Poland's President Andrzej Duda has called on Ukraine's western-backed leaders to admit their shameful past with regard to how Ukrainian nationalists massacred over 100,000 Poles during World War II.
Speaking at the 79th anniversary of the 1943 killings in Volhynia in Warsaw, Duda challenged the unwillingness of Kiev leaders to denounce Ukrainian nationalist militias responsible for the WWII massacres of Poles.
Duda called on Kiev to acknowledge the ethnic cleansing of Poles by Ukrainian nationalist militias, insisting that the truth about the wartime massacres and others like it in East Galicia from 1944 to 1945 had to be “firmly and clearly stated.”
"Those who we know were murderers were also heroes for Ukraine," Duda pointed out at the ceremony.
There was no immediate response from Kiev to his comments.
In January 2018, the Polish parliament passed a bill making it a criminal offense to deny the “crimes of Ukrainian nationalists”.

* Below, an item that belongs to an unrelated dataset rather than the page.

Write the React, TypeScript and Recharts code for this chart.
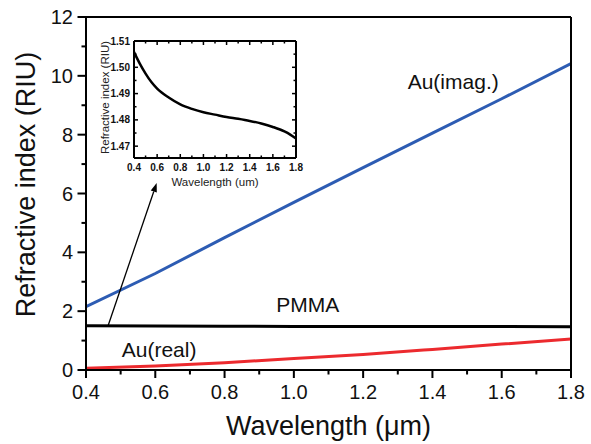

Meanwhile, despite the current cooperation between Warsaw and Kiev in their anti-Russian stance, Poles and Ukrainians have historically disliked one another and Duda's latest remarks are likely to be criticized in some Ukrainian circles.
Many Ukrainians view such discussions as attempts to paint Ukraine as a country glorifying pro-Nazi leaders such as Stepan Bandera who was responsible for the massacre of Polish villagers in Volhynia in 1943 and in East Galicia in 1944, which cost the lives of more than 100,000 people.
The nationalist Ukrainian militia, partisan members of the Ukrainian insurgent army (UPA) which was controlled by the Bandera faction of the Organization of Ukrainian Nationalists (OUN-B), evolved into what is known today as the Azov battalion.
They were perpetrators of what the Poles have recorded in their official history books as the genocide of the Polish people residing there.
Ukrainian nationalist militias wanted to “ethnically cleanse” the region to prevent it from ever becoming Polish again.
Today, Kiev leaders honor the pro-Nazi Bandera and members of the nationalist Azov battalion are treated as war heroes.
Russia launched its “special military operation” in Ukraine on February 24. One of the specified goals in Ukraine, as stated by Russian President Vladimir Putin, was to “de-Nazify” the neighboring country.